Joanne Pocock to Speak about her Townships Memoir Geneva’s Scrapbook in Lennoxville
On Saturday May 27 the Lennoxville Library will partner with Shoreline Press and the Eastern Townships Resource Centre to host an author event featuring author Joanne Pocock in conversation with Jody Robinson, Executive Director of the Eastern Townships Research Centre.
As a sociologist Joanne Pocock has devoted her professional life to better understanding the experience of Quebec’s English speakers and the challenges that they face. Organisations like the Townshippers’ Association use her evidence-based research and analysis to add scientific weight to their advocacy work on behalf of anglophones.

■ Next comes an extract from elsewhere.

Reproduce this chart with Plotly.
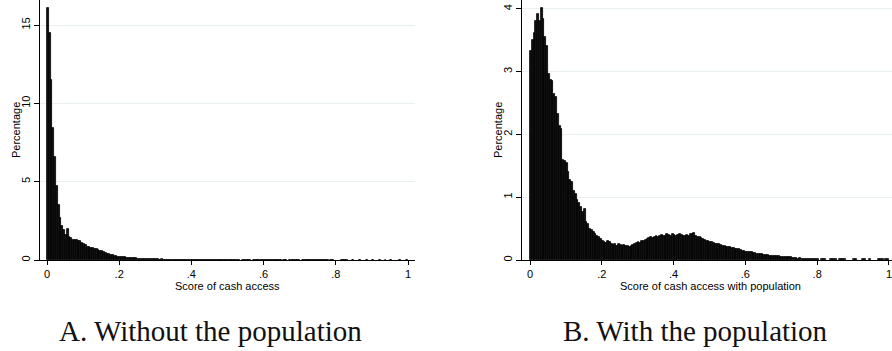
import numpy as np
import plotly.graph_objects as go

# Histogram bins: 200 bins of width 0.005 covering [0, 1]
BIN_WIDTH = 0.005
N_BINS = 200
bin_centers = (np.arange(N_BINS) + 0.5) * BIN_WIDTH

# Percentage of observations per bin, score of cash access
pct_without = [
    16.1, 14.5, 11.5, 8.4, 6.6, 4.7, 3.5, 2.7, 2.2, 1.9,
    1.6, 2.0, 1.45, 1.4, 1.3, 1.25, 1.3, 1.2, 1.2, 1.1,
    1.0, 0.95, 0.82, 0.8, 0.78, 0.75, 0.72, 0.68, 0.62, 0.58,
    0.55, 0.5, 0.45, 0.4, 0.36, 0.32, 0.3, 0.27, 0.25, 0.22,
    0.2, 0.18, 0.2, 0.17, 0.15, 0.13, 0.14, 0.12, 0.1, 0.1,
    0.09, 0.08, 0.09, 0.07, 0.06, 0.07, 0.06, 0.05, 0.05, 0.04,
    0.04, 0.04, 0.03, 0.04, 0.03, 0.03, 0.03, 0.02, 0.03, 0.02,
    0.03, 0.02, 0.02, 0.03, 0.02, 0.02, 0.02, 0.02, 0.02, 0.02,
    0.02, 0.02, 0.01, 0.02, 0.02, 0.01, 0.02, 0.01, 0.01, 0.02,
    0.01, 0.01, 0.02, 0.01, 0.01, 0.01, 0.02, 0.01, 0.01, 0.01,
    0.01, 0.01, 0.01, 0.02, 0.01, 0.01, 0.01, 0, 0.01, 0.01,
    0.01, 0.01, 0.01, 0, 0.01, 0.01, 0.01, 0.01, 0.01, 0.01,
    0.01, 0.01, 0.01, 0.01, 0.01, 0.01, 0.01, 0.01, 0.01, 0.01,
    0, 0.01, 0.01, 0, 0.01, 0.01, 0.01, 0.01, 0.01, 0.01,
    0, 0.01, 0.01, 0.01, 0.01, 0.01, 0.01, 0.01, 0.01, 0.01,
    0.01, 0.01, 0.01, 0.01, 0.01, 0.01, 0, 0.01, 0.01, 0,
    0, 0, 0, 0.01, 0.01, 0.01, 0.01, 0, 0, 0.01,
    0, 0, 0, 0.01, 0, 0, 0, 0.01, 0, 0,
    0.01, 0, 0, 0, 0.01, 0, 0, 0.01, 0, 0,
    0.01, 0, 0, 0, 0, 0.01, 0, 0, 0, 0.01,
]

# Percentage of observations per bin, score of cash access with population
pct_with = [
    3.33, 3.5, 3.62, 3.8, 3.92, 3.8, 4.02, 3.84, 3.55, 3.4,
    2.96, 2.87, 2.85, 2.65, 2.6, 2.33, 2.14, 2.08, 1.6, 1.58,
    1.55, 1.4, 1.28, 1.25, 1.1, 1.05, 0.95, 0.9, 0.85, 0.76,
    0.82, 0.6, 0.58, 0.5, 0.48, 0.44, 0.42, 0.38, 0.36, 0.33,
    0.3, 0.28, 0.27, 0.3, 0.28, 0.25, 0.24, 0.25, 0.23, 0.25,
    0.24, 0.23, 0.24, 0.23, 0.22, 0.2, 0.22, 0.24, 0.26, 0.27,
    0.28, 0.27, 0.3, 0.31, 0.32, 0.33, 0.35, 0.36, 0.35, 0.37,
    0.38, 0.37, 0.39, 0.4, 0.38, 0.39, 0.41, 0.4, 0.39, 0.41,
    0.4, 0.38, 0.4, 0.41, 0.4, 0.39, 0.38, 0.4, 0.39, 0.41,
    0.42, 0.43, 0.38, 0.37, 0.36, 0.35, 0.33, 0.32, 0.31, 0.3,
    0.29, 0.28, 0.27, 0.26, 0.25, 0.26, 0.24, 0.23, 0.22, 0.21,
    0.21, 0.2, 0.19, 0.19, 0.18, 0.17, 0.17, 0.16, 0.15, 0.14,
    0.13, 0.13, 0.12, 0.12, 0.11, 0.11, 0.1, 0.1, 0.09, 0.09,
    0.08, 0.08, 0.08, 0.07, 0.07, 0.07, 0.06, 0.06, 0.06, 0.05,
    0.05, 0.05, 0.04, 0.04, 0.04, 0.04, 0.03, 0.03, 0.03, 0.02,
    0.03, 0.02, 0.02, 0.02, 0.02, 0.02, 0.01, 0.01, 0.02, 0.01,
    0.01, 0, 0.01, 0.01, 0.01, 0, 0, 0.01, 0.01, 0.01,
    0.01, 0, 0.01, 0.01, 0.01, 0.01, 0, 0, 0, 0,
    0.01, 0.01, 0, 0, 0, 0.01, 0.01, 0, 0, 0.01,
    0, 0, 0, 0, 0.01, 0.01, 0.01, 0, 0.01, 0.01,
]

x_ticks = [0, 0.2, 0.4, 0.6, 0.8, 1.0]
x_ticktext = ["0", ".2", ".4", ".6", ".8", "1"]
y_ticks_without = [0, 5, 10, 15]
y_ticks_with = [0, 1, 2, 3, 4]

W, H = 892, 351
SANS = "Liberation Sans"
SERIF = "Liberation Serif"
GRID = "#e9f0f0"


def fx(px):
    return px / W


def fy(px):
    return 1 - px / H


def nonempty(values):
    xs = [c for c, v in zip(bin_centers, values) if v > 0]
    ys = [v for v in values if v > 0]
    return xs, ys


bar_style = dict(color="#121212", line=dict(color="#000000", width=0.8))

fig = go.Figure()
xs, ys = nonempty(pct_without)
fig.add_trace(go.Bar(x=xs, y=ys, width=BIN_WIDTH, marker=bar_style,
                     xaxis="x", yaxis="y", hoverinfo="x+y"))
xs, ys = nonempty(pct_with)
fig.add_trace(go.Bar(x=xs, y=ys, width=BIN_WIDTH, marker=bar_style,
                     xaxis="x2", yaxis="y2", hoverinfo="x+y"))

common_x = dict(
    tickvals=x_ticks, ticktext=x_ticktext, showgrid=False, zeroline=False,
    showline=True, linecolor="#000", linewidth=1, ticks="outside",
    ticklen=4, tickcolor="#000", ticklabeloverflow="allow",
    tickfont=dict(family=SANS, size=11, color="#000"),
)
common_y = dict(
    showgrid=True, gridcolor=GRID, gridwidth=1, zeroline=False,
    showline=True, linecolor="#000", linewidth=1, ticks="outside",
    ticklen=5, tickcolor="#000", tickangle=-90,
    tickfont=dict(family=SANS, size=11, color="#000"),
)
ydom = [fy(260), 1.0]

fig.update_layout(
    width=W, height=H,
    margin=dict(l=0, r=0, t=0, b=0),
    paper_bgcolor="white", plot_bgcolor="white",
    showlegend=False, bargap=0, barmode="overlay",
    xaxis=dict(domain=[fx(40), fx(415)], range=[-0.0194, 1.0194],
               anchor="y", **common_x),
    yaxis=dict(domain=ydom, range=[0, 16.6], tickvals=y_ticks_without,
               anchor="x", **common_y),
    xaxis2=dict(domain=[fx(522), 1.0], range=[-0.0223, 1.0084],
                anchor="y2", **common_x),
    yaxis2=dict(domain=ydom, range=[0, 4.14], tickvals=y_ticks_with,
                anchor="x2", **common_y),
)

annotations = [
    dict(text="Score of cash access", x=fx(227), y=fy(285.5),
         font=dict(family=SANS, size=11, color="#000")),
    dict(text="Score of cash access with population", x=fx(710), y=fy(285.5),
         font=dict(family=SANS, size=11, color="#000")),
    dict(text="Percentage", x=fx(16), y=fy(130), textangle=-90,
         font=dict(family=SANS, size=11, color="#000")),
    dict(text="Percentage", x=fx(498), y=fy(130), textangle=-90,
         font=dict(family=SANS, size=11, color="#000")),
    dict(text="A. Without the population", x=fx(210), y=fy(331),
         font=dict(family=SERIF, size=29, color="#111")),
    dict(text="B. With the population", x=fx(695), y=fy(331),
         font=dict(family=SERIF, size=29, color="#111")),
]
for a in annotations:
    a.update(xref="paper", yref="paper", showarrow=False,
             xanchor="center", yanchor="middle")
fig.update_layout(annotations=annotations)

fig.write_html("out.html")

With her research credentials and her PHD in sociology, it might surprise some to see that her newest publication is written in a very different register. Geneva’s Scrapbook: the art of piecing a life together is personal and poignant. It tells of her own coming of age in places like Waterville, Hatley, and Lennoxville during the politically turbulent ‘70s and ‘80s, weaving her story into the lived experience of generations of Townshipper women, in particular the Gaelic speaking Megantic County “Downhomers” driven from their homes in Scotland’s Western Isles during the Highland Clearances of the 1820s and forced to adapt to a very different way of life in rural Quebec.
The result, as Sharon Mccully, publisher of The Record puts it, is a book full of “insight into the rural character and sense of connection among Eastern Townshippers that sheds light on the enduring vitality of these resilient minority language communities,” but it is also “beautifully written with images and smells that conjure the warmth of a country kitchen.” Far from being at odds, Pocock’s sociological inquiry and her personal, poetic memoir writing inform and nourish each other. Her career as a researcher and advocate for minority language communities is the natural and logical continuation of her desire to probe and question the historical context and various factors that shaped her family and her community.
The May 27 event will be an informal and wide-ranging conversation between Pocock and Jody Robinson of the Eastern Townships Resource Centre about Geneva’s Scrapbook, the genesis of the book, the writing process, the historical context that inspired it, the transmission of knowledge between generations of women, and the importance of personal narrative in telling the story of a people. As an archivist and historian who leads an organisation dedicated to the preservation of materials showing the development of the Eastern Townships and its English-speaking communities from the beginning of colonisation to the present, and a Townshipper herself, Robinson is well-poised to engage with these questions. The dialogue between two generations of Townships women promises to be a lively and fascinating deep-dive into what it means to belong to this place.
The event starts at 4 p.m. on Saturday May 27 and will be held in the Upper Hall of the Lennoxville United Church. Tea and pastries will be served starting at 3:30 p.m. It is free and open to the public.